La demande est donc recevable en la forme.

Sur la transmission de la question prioritaire de constitutionnalité à la Cour de cassation ;

Conformément à l’article 23-2 de l’ordonnance précitée, il ressort de la procédure que

- la disposition contestée est applicable au litige ou à la procédure, puisqu’elle est relative à la création d'un gallodrome, et n’a pas déjà été déclarée conforme à la Constitution dans les motifs et le dispositif d ’une décision du Conseil Constitutionnel.

- la demande de question prioritaire de constitutionnalité n’est pas dépourvue de caractère sérieux, en ce que les poursuites sont fondées sur le texte répressif en question.

Il y a donc lieu de transmettre à la Cour de cassation la question suivante : « L'alinéa 8 de l'article 521-1 du Code pénal porte-t-il atteinte aux droits et libertés en l'espèce le principe d'égalité devant la loi garanti par La Constitution au regard de l'alinéa 7 du même article ? »

Attendu qu'il convient de surseoir à statuer ;

Attendu que le tribunal considère qu'il y a lieu d’ordonner le renvoi de l'affaire pour examen de la question préjudicielle ;

PAR CES MOTIFS

Le tribunal, statuant publiquement, par décision contradictoire à l’égard de [I J] et [A D E], non susceptible de recours ;

Ordonne la transmission à la Cour de cassation de la question suivante : « L'alinéa 8 de l'article 521-1 du Code pénal porte-t-il atteinte aux droits et libertés en l'espèce le principe d'égalité devant la loi garanti par la Constitution au regard de l'alinéa 7 du même article ? »
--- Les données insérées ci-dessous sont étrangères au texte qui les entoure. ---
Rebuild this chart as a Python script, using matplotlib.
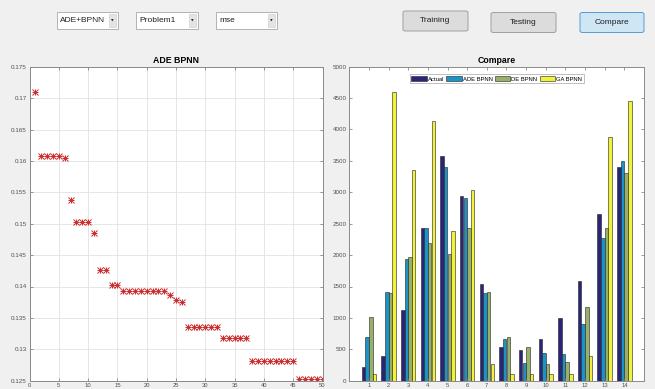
import numpy as np
import matplotlib
matplotlib.use("Agg")
import matplotlib.pyplot as plt
from matplotlib.patches import Rectangle, FancyBboxPatch

plt.rcParams['font.family'] = ['Liberation Sans', 'DejaVu Sans']

W, H = 655, 389

# best fitness (mse) per iteration
iterations = np.arange(1, 51)
mse = [0.1709, 0.1608, 0.1608, 0.1608, 0.1608, 0.1605, 0.1538, 0.1503, 0.1503, 0.1503,
       0.1485, 0.1426, 0.1426, 0.1403, 0.1403, 0.1393, 0.1393, 0.1393, 0.1393, 0.1393,
       0.1393, 0.1393, 0.1393, 0.1387, 0.1378, 0.1375, 0.1336, 0.1336, 0.1336, 0.1336,
       0.1336, 0.1336, 0.1318, 0.1318, 0.1318, 0.1318, 0.1318, 0.1282, 0.1282, 0.1282,
       0.1282, 0.1282, 0.1282, 0.1282, 0.1282, 0.1252, 0.1252, 0.1252, 0.1252, 0.1252]

# test samples, actual vs predicted
samples = np.arange(1, 15)
actual = [225, 400, 1130, 2430, 3585, 2945, 1540, 530, 490, 660, 1005, 1595, 2660, 3410]
ade_bpnn = [700, 1410, 1930, 2425, 3400, 2910, 1390, 670, 275, 445, 425, 900, 2265, 3505]
de_bpnn = [1020, 1400, 1970, 2200, 2020, 2425, 1420, 690, 540, 260, 300, 1175, 2425, 3310]
ga_bpnn = [100, 4605, 3350, 4130, 2390, 3030, 265, 105, 100, 100, 100, 400, 3875, 4455]

series = [("Actual", actual, "#2b2577"),
          ("ADE BPNN", ade_bpnn, "#1a93c6"),
          ("DE BPNN", de_bpnn, "#98b06a"),
          ("GA BPNN", ga_bpnn, "#f2f23a")]


def box(x0, y0, x1, y1):
    # pixel box (top-left origin) -> figure fraction rect
    return [x0 / W, 1 - y1 / H, (x1 - x0) / W, (y1 - y0) / H]


fig = plt.figure(figsize=(W / 100, H / 100), dpi=100, facecolor="#f0f0f0")


def style_axes(ax):
    ax.set_facecolor("white")
    for s in ax.spines.values():
        s.set_color("#8a8a8a")
        s.set_linewidth(0.7)
    ax.tick_params(direction="in", length=2.5, width=0.5, color="#707070",
                   labelsize=4.5, labelcolor="#505050", pad=2,
                   top=True, right=True)
    ax.tick_params(axis="x", pad=1.5, labelsize=4.2)


# convergence plot
ax1 = fig.add_axes(box(29.5, 66.7, 322.5, 380.7))
style_axes(ax1)
# MATLAB-style asterisk: plus and cross drawn on top of each other
for mk in ("+", "x"):
    ax1.plot(iterations, mse, linestyle="none", marker=mk, color="#cc2b2b",
             markersize=4.2, markeredgewidth=0.7)
ax1.set_xlim(0, 50)
ax1.set_ylim(0.125, 0.175)
ax1.set_xticks(np.arange(0, 51, 5))
ax1.set_yticks(np.arange(0.125, 0.1751, 0.005))
ax1.set_yticklabels(["0.125", "0.13", "0.135", "0.14", "0.145", "0.15",
                     "0.155", "0.16", "0.165", "0.17", "0.175"])
ax1.grid(True, color="#e2e2e2", linewidth=0.6)
ax1.set_axisbelow(True)
ax1.set_title("ADE BPNN", fontsize=6.3, fontweight="bold", pad=3)

# grouped bar comparison
ax2 = fig.add_axes(box(349.3, 66.7, 644, 380.7))
style_axes(ax2)
bw = 0.18
for i, (name, vals, col) in enumerate(series):
    ax2.bar(samples + (i - 1.5) * 0.185, vals, width=bw, color=col,
            edgecolor="#202020", linewidth=0.4, label=name)
ax2.set_xlim(0, 15)
ax2.set_ylim(0, 5000)
ax2.set_xticks(samples)
ax2.set_yticks(np.arange(0, 5001, 500))
ax2.set_title("Compare", fontsize=6.3, fontweight="bold", pad=3)
leg = ax2.legend(loc="upper center", ncol=4, fontsize=4.2, frameon=True,
                 fancybox=False, edgecolor="#909090", borderpad=0.3,
                 handlelength=2.6, handleheight=0.9, handletextpad=0.2,
                 columnspacing=0.4, bbox_to_anchor=(0.5, 0.985))
leg.get_frame().set_linewidth(0.5)

# popup menus
for x0, x1, label in [(57, 118, "ADE+BPNN"), (136, 198, "Problem1"), (216, 277, "mse")]:
    fig.patches.append(Rectangle((x0 / W, 1 - 29 / H), (x1 - x0) / W, 17 / H,
                                 transform=fig.transFigure, facecolor="white",
                                 edgecolor="#a8a8a8", linewidth=0.6))
    fig.patches.append(Rectangle(((x1 - 9) / W, 1 - 27 / H), 7 / W, 13 / H,
                                 transform=fig.transFigure, facecolor="#e4e4e4",
                                 edgecolor="#c8c8c8", linewidth=0.4))
    fig.text((x1 - 5.5) / W, 1 - 20.5 / H, "\u25bc", fontsize=2.5, color="#202020",
             ha="center", va="center", family="DejaVu Sans")
    fig.text((x0 + 3) / W, 1 - 20.5 / H, label, fontsize=6, color="#202020",
             ha="left", va="center")

# push buttons
buttons = [(403, 468, 11, 31, "Training", "#dcdcdc", "#a0a0a0"),
           (491, 556, 12.5, 32.5, "Testing", "#dcdcdc", "#a0a0a0"),
           (580, 644, 12.5, 32.5, "Compare", "#cfe6f5", "#5a9bd0")]
for x0, x1, y0, y1, label, face, edge in buttons:
    fig.patches.append(FancyBboxPatch((x0 / W, 1 - y1 / H), (x1 - x0) / W, (y1 - y0) / H,
                                      boxstyle="round,pad=0,rounding_size=0.004",
                                      transform=fig.transFigure, facecolor=face,
                                      edgecolor=edge, linewidth=0.7))
    fig.text((x0 + x1) / 2 / W, 1 - (y0 + y1) / 2 / H, label, fontsize=6,
             color="#202020", ha="center", va="center")

fig.savefig("out.png", dpi=100, facecolor=fig.get_facecolor())
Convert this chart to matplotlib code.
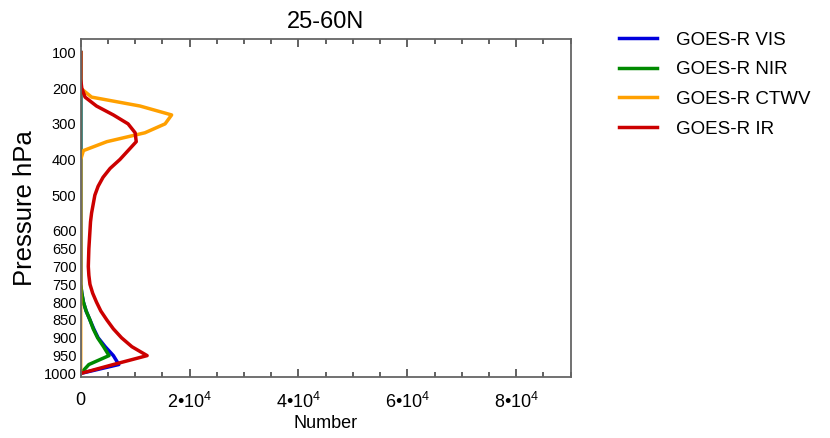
import matplotlib
matplotlib.use("Agg")
import matplotlib.pyplot as plt
from matplotlib.ticker import MultipleLocator

plt.rcParams['font.family'] = ['Liberation Sans', 'DejaVu Sans']
plt.rcParams['mathtext.fontset'] = 'custom'
plt.rcParams['mathtext.rm'] = 'Liberation Sans'
plt.rcParams['mathtext.it'] = 'Liberation Sans'

title = "25-60N"
pressure = [100, 125, 150, 175, 200, 225, 250, 275, 300, 325, 350, 375, 400,
            425, 450, 475, 500, 525, 550, 575, 600, 625, 650, 675, 700, 725,
            750, 775, 800, 825, 850, 875, 900, 925, 950, 975, 1000]

vis = [0, 0, 0, 0, 0, 0, 0, 0, 0, 0, 0, 0, 0,
       0, 0, 0, 0, 0, 0, 0, 0, 0, 0, 0, 0, 0,
       0, 200, 500, 1000, 1700, 2400, 3200, 4500, 6000, 7000, 0]
nir = [0, 0, 0, 0, 0, 0, 0, 0, 0, 0, 0, 0, 0,
       0, 0, 0, 0, 0, 0, 0, 0, 0, 0, 0, 0, 0,
       0, 200, 500, 1000, 1700, 2300, 3100, 4200, 5200, 1500, 0]
ctwv = [0, 0, 0, 0, 0, 2000, 10900, 16700, 15500, 11800, 4800, 500, 0,
        0, 0, 0, 0, 0, 0, 0, 0, 0, 0, 0, 0, 0,
        0, 0, 0, 0, 0, 0, 0, 0, 0, 0, 0]
ir = [0, 0, 0, 0, 200, 800, 2900, 6000, 8700, 10000, 10200, 8700, 7200,
      5400, 4100, 3200, 2600, 2300, 2000, 1800, 1700, 1600, 1500, 1450, 1400, 1500,
      1700, 2200, 2900, 3700, 4800, 6000, 7500, 9400, 12200, 6000, 0]

series = [("GOES-R VIS", vis, "#0000dd"),
          ("GOES-R NIR", nir, "#008a00"),
          ("GOES-R CTWV", ctwv, "#ffa000"),
          ("GOES-R IR", ir, "#cc0000")]

ytick_vals = [100, 200, 300, 400, 500, 600, 650, 700, 750, 800, 850, 900, 950, 1000]
xtick_vals = [0, 20000, 40000, 60000, 80000]
xtick_labels = ["0", "2•10$^\\mathregular{4}$", "4•10$^\\mathregular{4}$",
                "6•10$^\\mathregular{4}$", "8•10$^\\mathregular{4}$"]

fig = plt.figure(figsize=(8.3, 4.38), dpi=100)
ax = fig.add_axes([80.7/830, 1-377/438, 490/830, 338/438])

handles = []
for name, vals, col in series:
    h, = ax.plot(vals, pressure, color=col, lw=2.5, label=name)
    handles.append(h)

ax.set_xlim(0, 90000)
ax.set_ylim(1010, 62)

ax.set_xticks(xtick_vals)
ax.set_xticklabels(xtick_labels, fontsize=13)
ax.xaxis.set_minor_locator(MultipleLocator(5000))
ax.tick_params(axis='x', which='major', direction='in', length=6, width=1.3,
               color='#555555', top=True, pad=11)
ax.tick_params(axis='x', which='minor', direction='in', length=3.5, width=1.3,
               color='#555555', top=True)

ax.set_yticks(ytick_vals)
ax.set_yticklabels([str(v) for v in ytick_vals], fontsize=10.5)
ax.tick_params(axis='y', which='both', length=0, pad=3)

for sp in ax.spines.values():
    sp.set_color('#666666')
    sp.set_linewidth(1.3)

ax.set_title(title, fontsize=17, pad=8)
ax.set_xlabel("Number", fontsize=13, labelpad=2)
ax.set_ylabel("Pressure hPa", fontsize=18.5, labelpad=5)

fig.legend(handles=handles, loc='upper left', bbox_to_anchor=(602/830, 1-15/438),
           frameon=False, fontsize=13.5, handlelength=2.05, handletextpad=1.0,
           labelspacing=0.66)

fig.savefig("out.png", dpi=100)
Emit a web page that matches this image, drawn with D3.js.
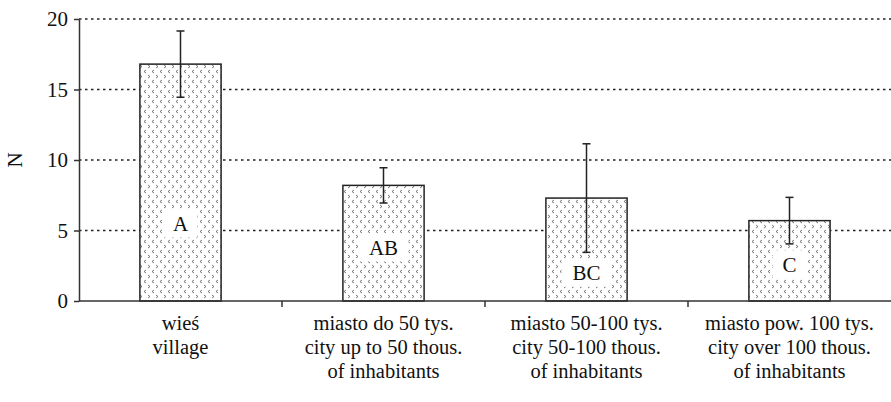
<!DOCTYPE html>
<html>
<head>
<meta charset="utf-8">
<script src="https://d3js.org/d3.v7.min.js"></script>
<style>
    body { margin: 0; background: #fff; }
    svg text { fill: #111; }
    .grid line { stroke: #222; stroke-width: 1.3; stroke-dasharray: 2.5 3.5; }
    .axis path, .axis line { stroke: #333; stroke-width: 1.5; }
</style>
</head>
<body>
<svg id="chart" width="891" height="402" font-family="'Liberation Serif', 'DejaVu Serif', 'Noto Serif', Times, serif"></svg>
<script>
// groups (Polish / English)
var plLabels = ["wieś", "miasto do 50 tys.", "miasto 50-100 tys.", "miasto pow. 100 tys."];
var enLabels = [["village"], ["city up to 50 thous.", "of inhabitants"], ["city 50-100 thous.", "of inhabitants"], ["city over 100 thous.", "of inhabitants"]];
var means = [16.8, 8.2, 7.3, 5.7];
var errors = [2.35, 1.25, 3.85, 1.65];
var letters = ["A", "AB", "BC", "C"];
var letterAt = [5.5, 3.8, 2.0, 2.6];
var yTicks = [0, 5, 10, 15, 20];

var margin = { top: 19, right: 0, bottom: 101, left: 79 },
    width = 891 - margin.left - margin.right,
    height = 402 - margin.top - margin.bottom;

var svg = d3.select("#chart");

// texture for the bars
var defs = svg.append("defs");
var pat = defs.append("pattern")
    .attr("id", "tex")
    .attr("patternUnits", "userSpaceOnUse")
    .attr("width", 8).attr("height", 10);
pat.append("rect").attr("width", 8).attr("height", 10).attr("fill", "#fff");
pat.append("path").attr("d", "M3,1 L1,2.5 L3,4").attr("fill", "none").attr("stroke", "#555").attr("stroke-width", 0.8);
pat.append("path").attr("d", "M5,6 L7,7.5 L5,9").attr("fill", "none").attr("stroke", "#555").attr("stroke-width", 0.8);

var g = svg.append("g").attr("transform", "translate(" + margin.left + "," + margin.top + ")");

var x = d3.scaleBand().domain(plLabels).range([0, width]).paddingInner(0.6).paddingOuter(0.3);
var y = d3.scaleLinear().domain([0, 20]).range([height, 0]);

// dotted gridlines
g.append("g").attr("class", "grid")
    .selectAll("line").data(yTicks.filter(function(d) { return d > 0; }))
    .enter().append("line")
    .attr("x1", 0).attr("x2", width)
    .attr("y1", function(d) { return y(d); }).attr("y2", function(d) { return y(d); });

// bars
g.selectAll("rect.bar").data(means).enter().append("rect")
    .attr("class", "bar")
    .attr("x", function(d, i) { return x(plLabels[i]); })
    .attr("y", function(d) { return y(d); })
    .attr("width", x.bandwidth())
    .attr("height", function(d) { return height - y(d); })
    .attr("fill", "url(#tex)")
    .attr("stroke", "#222").attr("stroke-width", 1.5);

// error bars
var eb = g.selectAll("g.err").data(means).enter().append("g").attr("class", "err")
    .attr("transform", function(d, i) { return "translate(" + (x(plLabels[i]) + x.bandwidth() / 2) + ",0)"; });
eb.append("line")
    .attr("y1", function(d, i) { return y(d + errors[i]); })
    .attr("y2", function(d, i) { return y(d - errors[i]); })
    .attr("stroke", "#222").attr("stroke-width", 1.5);
eb.append("line").attr("x1", -4).attr("x2", 4)
    .attr("y1", function(d, i) { return y(d + errors[i]); })
    .attr("y2", function(d, i) { return y(d + errors[i]); })
    .attr("stroke", "#222").attr("stroke-width", 1.5);
eb.append("line").attr("x1", -4).attr("x2", 4)
    .attr("y1", function(d, i) { return y(d - errors[i]); })
    .attr("y2", function(d, i) { return y(d - errors[i]); })
    .attr("stroke", "#222").attr("stroke-width", 1.5);

// letters in white boxes
var lab = g.selectAll("g.lab").data(letters).enter().append("g").attr("class", "lab")
    .attr("transform", function(d, i) { return "translate(" + (x(plLabels[i]) + x.bandwidth() / 2) + "," + y(letterAt[i]) + ")"; });
lab.append("rect")
    .attr("x", function(d) { return -(d.length * 8 + 9); })
    .attr("width", function(d) { return 2 * (d.length * 8 + 9); })
    .attr("y", -14).attr("height", 28).attr("fill", "#fff");
lab.append("text").attr("text-anchor", "middle").attr("dy", "0.35em")
    .style("font-size", "21px").text(function(d) { return d; });

// y axis
var yAxis = g.append("g").attr("class", "axis")
    .call(d3.axisLeft(y).tickValues(yTicks).tickSize(5).tickSizeOuter(0).tickPadding(6));
yAxis.attr("font-family", null);
yAxis.selectAll("text").style("font-size", "21px");

// x axis with ticks between groups
var xa = g.append("g").attr("class", "axis").attr("transform", "translate(0," + height + ")");
xa.append("line").attr("x1", 0).attr("x2", width);
xa.selectAll("line.tk").data(plLabels.slice(1)).enter().append("line").attr("class", "tk")
    .attr("x1", function(d) { return x(d) - x.step() * x.paddingInner() / 2; })
    .attr("x2", function(d) { return x(d) - x.step() * x.paddingInner() / 2; })
    .attr("y1", 0).attr("y2", 6);

// category labels
var cl = g.selectAll("text.cat").data(plLabels).enter().append("text").attr("class", "cat")
    .attr("text-anchor", "middle")
    .attr("y", height + 29)
    .style("font-size", "20.5px");
cl.each(function(d, i) {
    var t = d3.select(this);
    var cx = x(d) + x.bandwidth() / 2;
    t.append("tspan").attr("x", cx).text(d);
    enLabels[i].forEach(function(s) {
        t.append("tspan").attr("x", cx).attr("dy", 24).text(s);
    });
});

// y label
svg.append("text")
    .attr("transform", "translate(22," + (margin.top + height / 2) + ") rotate(-90)")
    .attr("text-anchor", "middle")
    .style("font-size", "21px")
    .text("N");
</script>
</body>
</html>
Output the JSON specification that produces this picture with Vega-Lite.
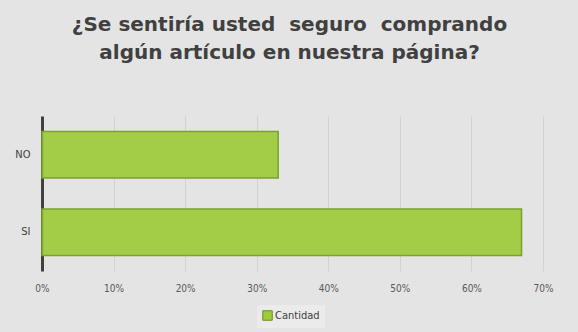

Dit que la présente décision sera adressée à la Cour de cassation dans les huit jours de son prononcé avec les observations du ministère public et celles des autres parties relatifs à la question prioritaire de constitutionnalité ;

Sursoit à statuer ;

Ordonne le renvoi de l'affaire, pour examen de la question préjudicielle, à l’audience du 2 octobre 2015 à 08h00 devant la Chambre correctionnelle collégiale du Tribunal Correctionnel de Saint-Denis-de-La Réunion ;

Dit que les parties comparantes et le ministère public seront avisés par tout moyen de la présente décision ; et le présent jugement ayant été signé par le président et la greffière.